So the FTSE 100 has had a rocky start to 2016. And people are deserting shares due to fears of China, banks, recession, or whatever… Is that a good time to be looking for growth shares? Most definitely.
Growth in travel
Shares in Go-Ahead Group (LSE: GOG) have actually fallen by 17% since their December peak, but interim results released Thursday gave them a 6% boost back up to 2,380p. Go-Ahead operates bus and commuter train services, and provides ground handling services for the aviation industry too, which might perhaps not sound all that glamorous.
But a 25% rise in EPS forecast for the year to June 2016 puts the shares on a lowly PEG ratio of 0.5 — the PEG compares the firm’s P/E (currently 12.2 for Go-Ahead) with its earnings growth, and anything under 0.7 tends to get growth investors salivating.
The first-half figures suggested everything is on track, with the firm’s full-year expectations unchanged. Adjusted earnings per share rose by 25%, bang on the full-year forecast target, and the interim dividend was lifted by 6.5% to 28.33p per share, nicely ahead of inflation.
Recruitment strength
Michael Page International (LSE: MPI) has seen its shares lose 24% in the past 12 months after a depressing fall since the turn of the year to 377p. That’s despite the global recruitment specialist having put in two years of healthy EPS growth, and despite a Q4 update telling us of a 9.2% rise in gross profit to a record £555.9m. Fourth quarter conditions did apparently deteriorate a little, and the fear might now be that EPS growth could come in below the tipsters’ forecast of 11% — results are due on 10 March.

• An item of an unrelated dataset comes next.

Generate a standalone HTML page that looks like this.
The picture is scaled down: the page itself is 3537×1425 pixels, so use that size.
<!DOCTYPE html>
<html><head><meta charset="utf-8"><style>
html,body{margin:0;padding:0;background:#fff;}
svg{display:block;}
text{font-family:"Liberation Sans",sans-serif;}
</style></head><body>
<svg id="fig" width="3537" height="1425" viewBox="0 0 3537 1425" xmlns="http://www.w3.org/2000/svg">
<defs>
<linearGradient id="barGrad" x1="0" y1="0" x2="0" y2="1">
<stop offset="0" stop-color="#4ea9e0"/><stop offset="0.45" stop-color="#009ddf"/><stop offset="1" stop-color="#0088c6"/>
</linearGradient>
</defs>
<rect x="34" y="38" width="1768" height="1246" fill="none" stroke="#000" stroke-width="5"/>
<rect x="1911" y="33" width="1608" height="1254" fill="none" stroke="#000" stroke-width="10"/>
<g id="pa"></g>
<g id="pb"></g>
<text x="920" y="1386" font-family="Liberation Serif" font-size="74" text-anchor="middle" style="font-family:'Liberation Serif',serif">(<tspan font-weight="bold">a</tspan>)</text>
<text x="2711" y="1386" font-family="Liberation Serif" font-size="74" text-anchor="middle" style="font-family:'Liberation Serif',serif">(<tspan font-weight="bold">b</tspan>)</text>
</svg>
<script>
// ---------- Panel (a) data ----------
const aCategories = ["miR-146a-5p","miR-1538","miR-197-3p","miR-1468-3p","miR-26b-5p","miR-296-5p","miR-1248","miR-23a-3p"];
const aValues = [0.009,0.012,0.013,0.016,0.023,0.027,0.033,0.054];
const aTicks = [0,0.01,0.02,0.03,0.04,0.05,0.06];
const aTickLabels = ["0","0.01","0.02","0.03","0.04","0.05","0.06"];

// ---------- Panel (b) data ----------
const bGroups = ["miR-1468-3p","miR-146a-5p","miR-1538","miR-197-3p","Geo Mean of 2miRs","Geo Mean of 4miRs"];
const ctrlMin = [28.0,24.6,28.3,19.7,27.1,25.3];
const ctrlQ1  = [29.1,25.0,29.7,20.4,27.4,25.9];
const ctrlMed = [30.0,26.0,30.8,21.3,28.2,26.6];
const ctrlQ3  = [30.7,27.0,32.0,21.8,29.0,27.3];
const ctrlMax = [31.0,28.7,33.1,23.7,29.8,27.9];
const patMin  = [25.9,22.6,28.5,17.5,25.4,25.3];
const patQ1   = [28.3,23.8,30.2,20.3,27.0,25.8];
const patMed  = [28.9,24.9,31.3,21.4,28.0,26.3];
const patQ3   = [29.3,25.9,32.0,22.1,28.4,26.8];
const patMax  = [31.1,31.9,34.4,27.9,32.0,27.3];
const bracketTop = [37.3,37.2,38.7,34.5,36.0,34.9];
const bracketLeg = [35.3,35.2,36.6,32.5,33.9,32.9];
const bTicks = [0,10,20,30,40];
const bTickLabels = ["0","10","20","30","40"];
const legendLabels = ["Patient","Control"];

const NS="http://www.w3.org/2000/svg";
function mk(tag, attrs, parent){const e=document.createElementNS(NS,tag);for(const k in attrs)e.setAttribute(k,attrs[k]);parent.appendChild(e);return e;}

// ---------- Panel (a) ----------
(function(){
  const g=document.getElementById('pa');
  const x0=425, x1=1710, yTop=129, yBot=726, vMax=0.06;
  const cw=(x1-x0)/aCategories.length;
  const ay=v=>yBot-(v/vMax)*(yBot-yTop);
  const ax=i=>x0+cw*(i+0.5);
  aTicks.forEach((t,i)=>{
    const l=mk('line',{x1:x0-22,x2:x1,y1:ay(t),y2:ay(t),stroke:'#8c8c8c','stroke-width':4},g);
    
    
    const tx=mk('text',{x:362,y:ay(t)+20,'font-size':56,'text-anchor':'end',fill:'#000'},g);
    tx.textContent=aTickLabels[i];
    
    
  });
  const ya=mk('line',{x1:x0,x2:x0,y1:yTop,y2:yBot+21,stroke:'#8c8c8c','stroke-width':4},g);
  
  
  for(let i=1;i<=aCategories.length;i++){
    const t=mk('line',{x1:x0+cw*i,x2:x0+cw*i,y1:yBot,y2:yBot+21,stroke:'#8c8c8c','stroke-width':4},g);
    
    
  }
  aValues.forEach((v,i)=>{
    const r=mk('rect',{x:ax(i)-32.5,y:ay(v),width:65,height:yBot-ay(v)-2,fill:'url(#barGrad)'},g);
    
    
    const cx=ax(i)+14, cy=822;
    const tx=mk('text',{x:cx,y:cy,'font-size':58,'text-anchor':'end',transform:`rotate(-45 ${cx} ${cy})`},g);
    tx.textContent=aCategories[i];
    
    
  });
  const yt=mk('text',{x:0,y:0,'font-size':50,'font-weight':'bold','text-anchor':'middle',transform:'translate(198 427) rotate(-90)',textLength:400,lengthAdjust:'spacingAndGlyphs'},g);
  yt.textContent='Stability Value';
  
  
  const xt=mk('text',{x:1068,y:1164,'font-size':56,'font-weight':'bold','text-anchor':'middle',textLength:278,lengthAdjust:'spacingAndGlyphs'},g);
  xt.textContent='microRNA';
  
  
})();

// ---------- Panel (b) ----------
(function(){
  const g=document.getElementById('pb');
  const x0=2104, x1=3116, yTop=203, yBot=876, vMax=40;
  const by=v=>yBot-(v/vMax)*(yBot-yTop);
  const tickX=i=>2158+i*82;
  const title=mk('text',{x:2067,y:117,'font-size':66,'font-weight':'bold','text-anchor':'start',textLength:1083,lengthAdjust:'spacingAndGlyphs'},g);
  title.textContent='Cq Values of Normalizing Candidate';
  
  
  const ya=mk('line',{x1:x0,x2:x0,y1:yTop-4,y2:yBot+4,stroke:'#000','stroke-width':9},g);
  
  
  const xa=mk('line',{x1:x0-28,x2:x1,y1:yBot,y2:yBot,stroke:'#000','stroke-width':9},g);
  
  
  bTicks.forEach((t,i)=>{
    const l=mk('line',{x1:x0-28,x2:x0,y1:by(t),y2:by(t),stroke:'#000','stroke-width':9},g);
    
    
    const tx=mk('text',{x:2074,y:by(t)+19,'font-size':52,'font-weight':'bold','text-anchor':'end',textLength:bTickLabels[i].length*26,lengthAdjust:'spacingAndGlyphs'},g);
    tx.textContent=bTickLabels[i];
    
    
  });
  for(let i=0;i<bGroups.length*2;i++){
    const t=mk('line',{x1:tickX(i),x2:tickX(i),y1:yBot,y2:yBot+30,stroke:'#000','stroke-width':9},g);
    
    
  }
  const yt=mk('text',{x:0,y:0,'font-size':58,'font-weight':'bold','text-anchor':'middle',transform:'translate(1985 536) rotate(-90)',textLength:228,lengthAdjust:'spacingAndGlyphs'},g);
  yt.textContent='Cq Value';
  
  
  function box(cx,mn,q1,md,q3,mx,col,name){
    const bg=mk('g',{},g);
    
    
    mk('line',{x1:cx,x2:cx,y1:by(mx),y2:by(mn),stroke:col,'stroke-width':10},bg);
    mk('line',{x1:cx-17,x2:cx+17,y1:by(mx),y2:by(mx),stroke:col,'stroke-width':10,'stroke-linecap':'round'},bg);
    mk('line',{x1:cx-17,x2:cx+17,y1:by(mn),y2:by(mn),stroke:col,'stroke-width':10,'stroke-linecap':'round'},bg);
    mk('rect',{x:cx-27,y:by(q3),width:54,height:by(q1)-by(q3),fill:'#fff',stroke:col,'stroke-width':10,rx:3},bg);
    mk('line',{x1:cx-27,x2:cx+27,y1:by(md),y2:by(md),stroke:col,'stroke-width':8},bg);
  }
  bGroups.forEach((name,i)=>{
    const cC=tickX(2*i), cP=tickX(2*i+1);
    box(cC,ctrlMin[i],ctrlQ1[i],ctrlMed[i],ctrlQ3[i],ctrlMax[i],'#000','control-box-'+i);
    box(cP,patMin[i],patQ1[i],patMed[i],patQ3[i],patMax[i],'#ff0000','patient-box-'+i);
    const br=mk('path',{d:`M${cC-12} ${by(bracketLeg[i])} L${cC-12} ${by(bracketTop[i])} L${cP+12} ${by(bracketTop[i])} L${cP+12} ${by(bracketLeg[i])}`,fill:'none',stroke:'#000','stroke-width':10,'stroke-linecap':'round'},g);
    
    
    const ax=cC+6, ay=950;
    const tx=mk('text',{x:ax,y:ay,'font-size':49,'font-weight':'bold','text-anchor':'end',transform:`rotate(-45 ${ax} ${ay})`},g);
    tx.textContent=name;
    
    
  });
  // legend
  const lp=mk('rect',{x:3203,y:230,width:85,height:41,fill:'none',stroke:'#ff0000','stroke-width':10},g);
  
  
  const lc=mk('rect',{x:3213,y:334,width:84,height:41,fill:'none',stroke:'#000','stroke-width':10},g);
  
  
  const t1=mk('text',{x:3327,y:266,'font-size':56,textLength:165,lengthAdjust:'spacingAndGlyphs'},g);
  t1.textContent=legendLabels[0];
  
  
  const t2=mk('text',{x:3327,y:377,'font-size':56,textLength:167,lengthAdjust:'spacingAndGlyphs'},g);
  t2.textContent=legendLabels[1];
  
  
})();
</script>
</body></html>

But the 23% EPS growth currently forecast for 2016 keeps the P/E down to a modest 15 and gives the shares a PEG of 0.7. There’s a 3.2% dividend yield predicted too, which is around the FTSE average and better than a bank savings account. So could we be looking at a great growth opportunity with a decent dividend thrown in for good measure? The City seems to think so, offering a healthy buy consensus.
Bricks and mortar
My third growth candidate is FTSE 250 housebuilder Crest Nicholson (LSE: CRST), whose shares are up 27% in the past 12 months to 572p, and by 110% in five years.

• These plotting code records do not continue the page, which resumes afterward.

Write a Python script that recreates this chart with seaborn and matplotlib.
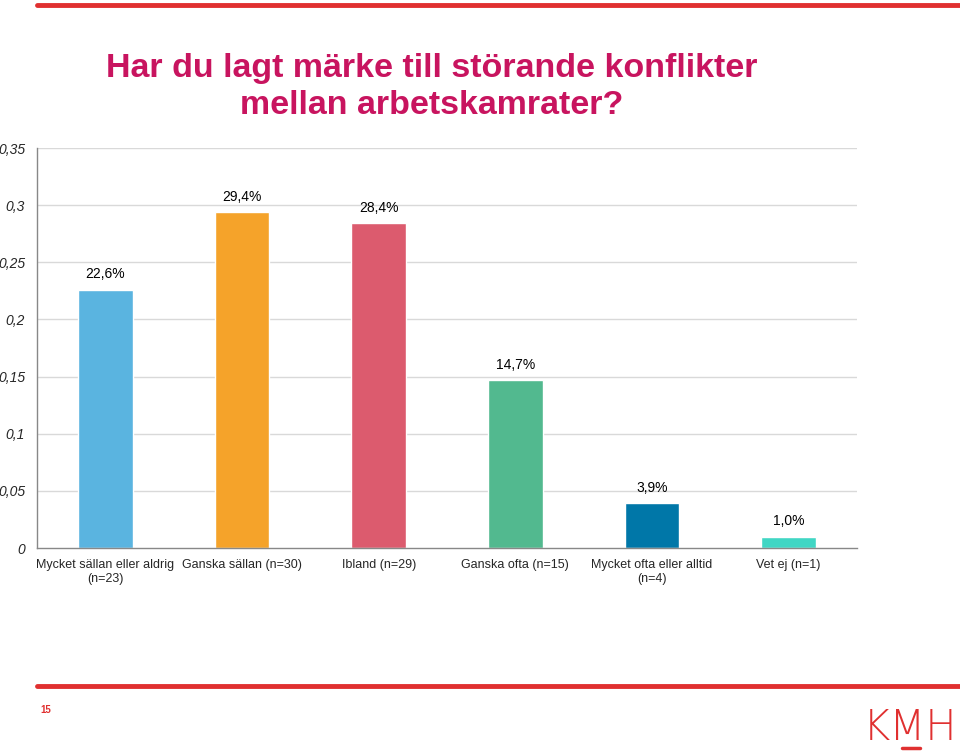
import numpy as np
import matplotlib
matplotlib.use("Agg")
import matplotlib.pyplot as plt
import seaborn as sns
from matplotlib.ticker import MultipleLocator, FixedLocator

# data
categories = ["Mycket sällan eller aldrig\n(n=23)", "Ganska sällan (n=30)", "Ibland (n=29)",
              "Ganska ofta (n=15)", "Mycket ofta eller alltid\n(n=4)", "Vet ej (n=1)"]
values = [0.226, 0.294, 0.284, 0.147, 0.039, 0.010]
value_labels = ["22,6%", "29,4%", "28,4%", "14,7%", "3,9%", "1,0%"]
colors = ["#5AB4E0", "#F5A32A", "#DC5B6E", "#52B98F", "#0077A8", "#40D6C4"]
y_ticks = [0, 0.05, 0.1, 0.15, 0.2, 0.25, 0.3, 0.35]
y_tick_labels = ["0", "0,05", "0,1", "0,15", "0,2", "0,25", "0,3", "0,35"]
title = "Har du lagt märke till störande konflikter\nmellan arbetskamrater?"

sns.set_style("white")
plt.rcParams['font.family'] = ['Liberation Sans', 'DejaVu Sans']

fig = plt.figure(figsize=(9.6, 7.53), dpi=100)
ax = fig.add_axes([37/960, 1 - 548/753, (857 - 37)/960, 400/753])

sns.barplot(x=categories, y=values, hue=categories, palette=colors, width=0.4,
            legend=False, ax=ax, saturation=1)

for i, cont in enumerate(ax.containers):
    ax.bar_label(cont, labels=[value_labels[i]], padding=6, fontsize=10, color="#000000")

ax.set_ylim(0, 0.35)
ax.set_xlim(-0.5, 5.5)
ax.set_yticks(y_ticks)
ax.set_yticklabels(y_tick_labels, fontstyle="italic", fontsize=10)
ax.yaxis.set_minor_locator(MultipleLocator(0.01))
ax.xaxis.set_minor_locator(FixedLocator(np.arange(-0.5, 6, 1)))
ax.tick_params(axis="x", which="major", length=0, pad=8, labelsize=9)
ax.tick_params(axis="x", which="minor", length=5, direction="inout", color="#888888")
ax.tick_params(axis="y", which="both", length=5, direction="inout", color="#888888", pad=6)
ax.set_xlabel("")
ax.set_ylabel("")

for y in y_ticks[1:]:
    ax.axhline(y, color="#D9D9D9", lw=1, zorder=0)

for side in ["top", "right"]:
    ax.spines[side].set_visible(False)
for side in ["left", "bottom"]:
    ax.spines[side].set_color("#888888")
    ax.spines[side].set_linewidth(1)

# title
fig.text(432/960, 1 - 87/753, title, ha="center", va="center", fontsize=24.5,
         fontweight="bold", color="#C8145F", linespacing=1.27)

# red rules
fig.add_artist(plt.Line2D([37/960, 1], [1 - 5/753, 1 - 5/753], color="#E03030", lw=3.5))
fig.add_artist(plt.Line2D([37/960, 1], [1 - 686/753, 1 - 686/753], color="#E03030", lw=3.5))

# footer
fig.text(40/960, 1 - 710/753, "15", fontsize=7, fontweight="bold", color="#E03030",
         ha="left", va="center")
fig.text(910/960, 1 - 728/753, "KMH", fontsize=30, color="#E03030", ha="center",
         va="center", family="DejaVu Sans", fontweight="light")
fig.add_artist(plt.Line2D([902/960, 920/960], [1 - 748/753, 1 - 748/753], color="#E03030", lw=2.5))

fig.savefig("out.png", dpi=100)
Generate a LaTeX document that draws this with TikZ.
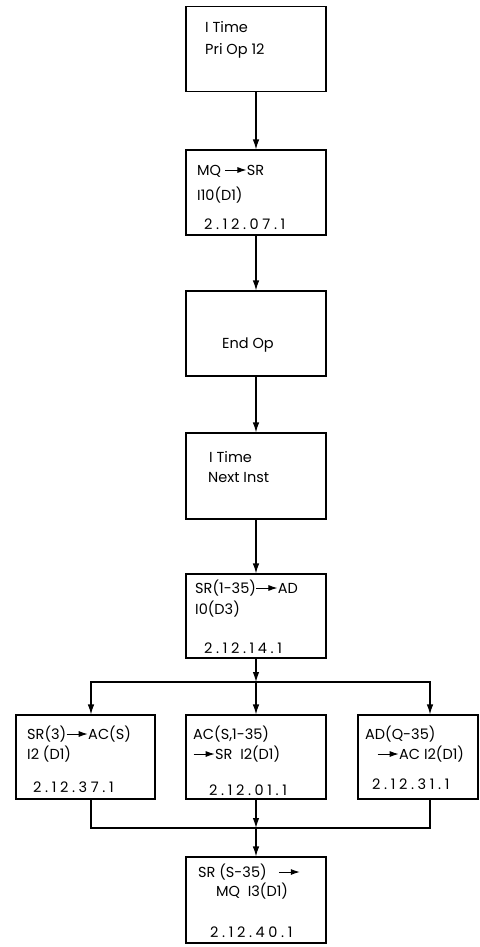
\documentclass[tikz,border=0pt]{standalone}
\usepackage{fontspec}
\setmainfont{Poppins}
\newfontfamily\numfont[LetterSpace=25]{Poppins}
\usetikzlibrary{arrows.meta}

\tikzset{
  box/.style={draw, line width=1.1pt, minimum height=85pt, minimum width=140pt, inner sep=0pt},
  lbl/.style={anchor=base west, inner sep=0pt, font=\fontsize{14.5}{17}\selectfont},
  num/.style={lbl, font=\fontsize{14.5}{17}\numfont},
  flow/.style={line width=1.1pt, -{Latex[length=10pt,width=6.5pt]}},
  wire/.style={line width=1.1pt}
}
\newcommand{\tto}{\tikz[baseline=-5pt]\draw[line width=1pt,-{Latex[length=9pt,width=6pt]}] (0pt,0pt) -- (21pt,0pt);}

\begin{document}
\begin{tikzpicture}[x=1pt,y=-1pt]
  \useasboundingbox (0,0) rectangle (479,947);

  % main chain
  \node[box] (op1) at (256,49) {};
  \node[box] (op2) at (256,192.5) {};
  \node[box] (op3) at (256,333.5) {};
  \node[box, minimum height=86pt] (op4) at (256,476) {};
  \node[box, minimum height=84pt] (op5) at (256,616) {};
  % three branches
  \node[box, minimum width=139pt, minimum height=84pt] (exA) at (85.5,757) {};
  \node[box, minimum height=84pt] (exB) at (256,757) {};
  \node[box, minimum width=120pt, minimum height=84pt] (exC) at (418,757) {};
  \node[box, minimum height=86pt] (op6) at (256,900) {};

  \coordinate (split) at (256,682);
  \coordinate (merge) at (256,828);

  % texts
  \node[lbl] (t1a) at (205,33) {I Time};
  \node[lbl] (t1b) at (205,55) {Pri Op 12};
  \node[lbl] (t2a) at (197,175) {MQ \tto SR};
  \node[lbl] (t2b) at (197,200) {I10(D1)};
  \node[num] (t2c) at (204,229) {2.12.07.1};
  \node[lbl] (t3a) at (222,348) {End Op};
  \node[lbl] (t4a) at (209,462) {I Time};
  \node[lbl] (t4b) at (208,482) {Next Inst};
  \node[lbl] (t5a) at (195,593) {SR(1-35)\tto AD};
  \node[lbl] (t5b) at (195,614) {I0(D3)};
  \node[num] (t5c) at (204,653) {2.12.14.1};
  \node[lbl] (tAa) at (27,739) {SR(3)\tto AC(S)};
  \node[lbl] (tAb) at (27,759) {I2 (D1)};
  \node[num] (tAc) at (33,792) {2.12.37.1};
  \node[lbl] (tBa) at (193,739) {AC(S,1-35)};
  \node[lbl] (tBb) at (193,759) {\tto SR\ \ I2(D1)};
  \node[num] (tBc) at (209,795) {2.12.01.1};
  \node[lbl] (tCa) at (365,739) {AD(Q-35)};
  \node[lbl] (tCb) at (377,759) {\tto AC I2(D1)};
  \node[num] (tCc) at (372,789) {2.12.31.1};
  \node[lbl] (t6a) at (198,877) {SR (S-35)\ \ \ \tto};
  \node[lbl] (t6b) at (216,896) {MQ\ \ I3(D1)};
  \node[num] (t6c) at (210,937) {2.12.40.1};

  % connectors
  \draw[flow] (op1) -- (op2);
  \draw[flow] (op2) -- (op3);
  \draw[flow] (op3) -- (op4);
  \draw[flow] (op4) -- (op5);
  \draw[flow] (op5) -- (split);
  \draw[flow] (split) -| ([xshift=5.5pt]exA.north);
  \draw[flow] (split) -- (exB);
  \draw[flow] (split) -| ([xshift=12pt]exC.north);
  \draw[wire] ([xshift=5.5pt]exA.south) |- (merge) -| ([xshift=12pt]exC.south);
  \draw[flow] (exB) -- (merge);
  \draw[flow] (merge) -- (op6);
\end{tikzpicture}
\end{document}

For the year ended October 2015, Crest Nicholson reported an 8% rise in completed homes, and a 32% boost in pre-tax profit to £154m from revenue of £805m, and lifted its dividend by 38%. The whole sector has been enjoying a very rosy spell of late with massive profits for those who invested in the downturn, and the thing is there’s no sign of it stopping.
With a strong forward sales book, Crest reckons it’s on target for £1bn in revenue in 2016, and is aiming for £1.4bn by 2019. Analysts are forecasting a further 20% rise in EPS this year, and that puts Crest Nicholson shares on a very low P/E of 9.5 and a PEG of just 0.5. Oh, and there’s a 4.9% dividend predicted too.